Record excerpts >>

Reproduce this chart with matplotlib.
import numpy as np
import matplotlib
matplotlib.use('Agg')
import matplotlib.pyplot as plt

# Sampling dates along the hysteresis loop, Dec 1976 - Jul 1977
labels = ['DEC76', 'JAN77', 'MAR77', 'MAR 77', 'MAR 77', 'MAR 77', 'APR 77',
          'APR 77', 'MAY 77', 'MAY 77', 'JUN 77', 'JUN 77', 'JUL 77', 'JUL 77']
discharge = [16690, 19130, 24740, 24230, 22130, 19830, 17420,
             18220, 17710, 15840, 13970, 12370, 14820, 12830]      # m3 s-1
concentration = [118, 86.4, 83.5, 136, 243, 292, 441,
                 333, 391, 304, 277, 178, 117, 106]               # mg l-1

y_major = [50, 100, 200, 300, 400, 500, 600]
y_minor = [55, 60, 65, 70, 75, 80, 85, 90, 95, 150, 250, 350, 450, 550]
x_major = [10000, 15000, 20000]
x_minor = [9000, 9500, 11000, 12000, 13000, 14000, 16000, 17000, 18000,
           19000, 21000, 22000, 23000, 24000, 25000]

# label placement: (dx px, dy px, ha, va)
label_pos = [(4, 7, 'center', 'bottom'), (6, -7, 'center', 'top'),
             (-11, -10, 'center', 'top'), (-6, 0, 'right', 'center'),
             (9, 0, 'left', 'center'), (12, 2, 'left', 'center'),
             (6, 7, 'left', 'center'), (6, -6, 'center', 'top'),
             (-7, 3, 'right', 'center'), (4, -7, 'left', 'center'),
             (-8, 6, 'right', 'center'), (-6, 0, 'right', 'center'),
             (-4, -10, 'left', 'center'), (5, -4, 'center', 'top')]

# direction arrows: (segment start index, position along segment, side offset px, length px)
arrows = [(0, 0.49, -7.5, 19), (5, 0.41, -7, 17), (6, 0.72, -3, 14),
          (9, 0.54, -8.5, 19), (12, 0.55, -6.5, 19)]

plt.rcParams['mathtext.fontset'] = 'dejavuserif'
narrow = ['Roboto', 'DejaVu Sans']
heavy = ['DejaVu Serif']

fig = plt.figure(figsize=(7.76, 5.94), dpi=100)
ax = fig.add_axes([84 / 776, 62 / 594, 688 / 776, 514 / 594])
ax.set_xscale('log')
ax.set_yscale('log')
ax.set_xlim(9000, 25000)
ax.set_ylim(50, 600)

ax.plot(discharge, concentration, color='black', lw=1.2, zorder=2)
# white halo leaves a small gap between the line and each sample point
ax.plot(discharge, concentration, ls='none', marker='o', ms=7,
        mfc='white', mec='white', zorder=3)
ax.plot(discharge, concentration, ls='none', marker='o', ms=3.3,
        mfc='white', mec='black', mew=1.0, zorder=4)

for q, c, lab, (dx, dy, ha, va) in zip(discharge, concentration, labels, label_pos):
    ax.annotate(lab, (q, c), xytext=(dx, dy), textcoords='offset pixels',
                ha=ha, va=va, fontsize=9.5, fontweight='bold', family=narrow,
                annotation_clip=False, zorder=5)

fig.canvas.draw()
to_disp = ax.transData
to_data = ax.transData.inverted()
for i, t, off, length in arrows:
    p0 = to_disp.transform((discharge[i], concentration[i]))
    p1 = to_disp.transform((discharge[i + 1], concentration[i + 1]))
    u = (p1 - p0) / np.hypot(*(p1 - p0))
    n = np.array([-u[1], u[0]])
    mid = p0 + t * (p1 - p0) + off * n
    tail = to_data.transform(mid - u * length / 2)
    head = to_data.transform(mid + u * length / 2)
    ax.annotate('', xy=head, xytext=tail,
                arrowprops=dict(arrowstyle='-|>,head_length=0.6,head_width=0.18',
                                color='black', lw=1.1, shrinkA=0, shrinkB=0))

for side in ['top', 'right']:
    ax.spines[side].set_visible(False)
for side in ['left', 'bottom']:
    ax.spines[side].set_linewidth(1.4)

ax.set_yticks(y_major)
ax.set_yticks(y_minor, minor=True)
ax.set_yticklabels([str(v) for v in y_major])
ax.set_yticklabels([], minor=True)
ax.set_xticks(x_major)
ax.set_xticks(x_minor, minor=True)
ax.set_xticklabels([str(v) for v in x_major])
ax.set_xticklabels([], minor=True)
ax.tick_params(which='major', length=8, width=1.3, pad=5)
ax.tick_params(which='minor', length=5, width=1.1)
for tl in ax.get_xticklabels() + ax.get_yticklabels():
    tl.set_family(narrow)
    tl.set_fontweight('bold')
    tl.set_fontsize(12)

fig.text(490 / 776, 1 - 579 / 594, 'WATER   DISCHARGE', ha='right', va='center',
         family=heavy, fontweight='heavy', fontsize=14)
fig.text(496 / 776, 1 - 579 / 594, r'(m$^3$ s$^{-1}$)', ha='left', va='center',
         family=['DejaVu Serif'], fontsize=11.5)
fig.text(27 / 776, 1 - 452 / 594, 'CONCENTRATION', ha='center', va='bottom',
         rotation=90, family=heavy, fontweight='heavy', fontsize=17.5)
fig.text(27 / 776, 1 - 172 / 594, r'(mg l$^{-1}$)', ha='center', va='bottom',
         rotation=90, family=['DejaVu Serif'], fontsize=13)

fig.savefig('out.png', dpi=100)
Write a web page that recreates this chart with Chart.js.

Request >> Write out the complete set of records exactly as given.

Result of this exercise >>
Reproduce this chart with matplotlib.
import numpy as np
import matplotlib
matplotlib.use('Agg')
import matplotlib.pyplot as plt

# Sampling dates along the hysteresis loop, Dec 1976 - Jul 1977
labels = ['DEC76', 'JAN77', 'MAR77', 'MAR 77', 'MAR 77', 'MAR 77', 'APR 77',
          'APR 77', 'MAY 77', 'MAY 77', 'JUN 77', 'JUN 77', 'JUL 77', 'JUL 77']
discharge = [16690, 19130, 24740, 24230, 22130, 19830, 17420,
             18220, 17710, 15840, 13970, 12370, 14820, 12830]      # m3 s-1
concentration = [118, 86.4, 83.5, 136, 243, 292, 441,
                 333, 391, 304, 277, 178, 117, 106]               # mg l-1

y_major = [50, 100, 200, 300, 400, 500, 600]
y_minor = [55, 60, 65, 70, 75, 80, 85, 90, 95, 150, 250, 350, 450, 550]
x_major = [10000, 15000, 20000]
x_minor = [9000, 9500, 11000, 12000, 13000, 14000, 16000, 17000, 18000,
           19000, 21000, 22000, 23000, 24000, 25000]

# label placement: (dx px, dy px, ha, va)
label_pos = [(4, 7, 'center', 'bottom'), (6, -7, 'center', 'top'),
             (-11, -10, 'center', 'top'), (-6, 0, 'right', 'center'),
             (9, 0, 'left', 'center'), (12, 2, 'left', 'center'),
             (6, 7, 'left', 'center'), (6, -6, 'center', 'top'),
             (-7, 3, 'right', 'center'), (4, -7, 'left', 'center'),
             (-8, 6, 'right', 'center'), (-6, 0, 'right', 'center'),
             (-4, -10, 'left', 'center'), (5, -4, 'center', 'top')]

# direction arrows: (segment start index, position along segment, side offset px, length px)
arrows = [(0, 0.49, -7.5, 19), (5, 0.41, -7, 17), (6, 0.72, -3, 14),
          (9, 0.54, -8.5, 19), (12, 0.55, -6.5, 19)]

plt.rcParams['mathtext.fontset'] = 'dejavuserif'
narrow = ['Roboto', 'DejaVu Sans']
heavy = ['DejaVu Serif']

fig = plt.figure(figsize=(7.76, 5.94), dpi=100)
ax = fig.add_axes([84 / 776, 62 / 594, 688 / 776, 514 / 594])
ax.set_xscale('log')
ax.set_yscale('log')
ax.set_xlim(9000, 25000)
ax.set_ylim(50, 600)

ax.plot(discharge, concentration, color='black', lw=1.2, zorder=2)
# white halo leaves a small gap between the line and each sample point
ax.plot(discharge, concentration, ls='none', marker='o', ms=7,
        mfc='white', mec='white', zorder=3)
ax.plot(discharge, concentration, ls='none', marker='o', ms=3.3,
        mfc='white', mec='black', mew=1.0, zorder=4)

for q, c, lab, (dx, dy, ha, va) in zip(discharge, concentration, labels, label_pos):
    ax.annotate(lab, (q, c), xytext=(dx, dy), textcoords='offset pixels',
                ha=ha, va=va, fontsize=9.5, fontweight='bold', family=narrow,
                annotation_clip=False, zorder=5)

fig.canvas.draw()
to_disp = ax.transData
to_data = ax.transData.inverted()
for i, t, off, length in arrows:
    p0 = to_disp.transform((discharge[i], concentration[i]))
    p1 = to_disp.transform((discharge[i + 1], concentration[i + 1]))
    u = (p1 - p0) / np.hypot(*(p1 - p0))
    n = np.array([-u[1], u[0]])
    mid = p0 + t * (p1 - p0) + off * n
    tail = to_data.transform(mid - u * length / 2)
    head = to_data.transform(mid + u * length / 2)
    ax.annotate('', xy=head, xytext=tail,
                arrowprops=dict(arrowstyle='-|>,head_length=0.6,head_width=0.18',
                                color='black', lw=1.1, shrinkA=0, shrinkB=0))

for side in ['top', 'right']:
    ax.spines[side].set_visible(False)
for side in ['left', 'bottom']:
    ax.spines[side].set_linewidth(1.4)

ax.set_yticks(y_major)
ax.set_yticks(y_minor, minor=True)
ax.set_yticklabels([str(v) for v in y_major])
ax.set_yticklabels([], minor=True)
ax.set_xticks(x_major)
ax.set_xticks(x_minor, minor=True)
ax.set_xticklabels([str(v) for v in x_major])
ax.set_xticklabels([], minor=True)
ax.tick_params(which='major', length=8, width=1.3, pad=5)
ax.tick_params(which='minor', length=5, width=1.1)
for tl in ax.get_xticklabels() + ax.get_yticklabels():
    tl.set_family(narrow)
    tl.set_fontweight('bold')
    tl.set_fontsize(12)

fig.text(490 / 776, 1 - 579 / 594, 'WATER   DISCHARGE', ha='right', va='center',
         family=heavy, fontweight='heavy', fontsize=14)
fig.text(496 / 776, 1 - 579 / 594, r'(m$^3$ s$^{-1}$)', ha='left', va='center',
         family=['DejaVu Serif'], fontsize=11.5)
fig.text(27 / 776, 1 - 452 / 594, 'CONCENTRATION', ha='center', va='bottom',
         rotation=90, family=heavy, fontweight='heavy', fontsize=17.5)
fig.text(27 / 776, 1 - 172 / 594, r'(mg l$^{-1}$)', ha='center', va='bottom',
         rotation=90, family=['DejaVu Serif'], fontsize=13)

fig.savefig('out.png', dpi=100)
Write a web page that recreates this chart with Chart.js.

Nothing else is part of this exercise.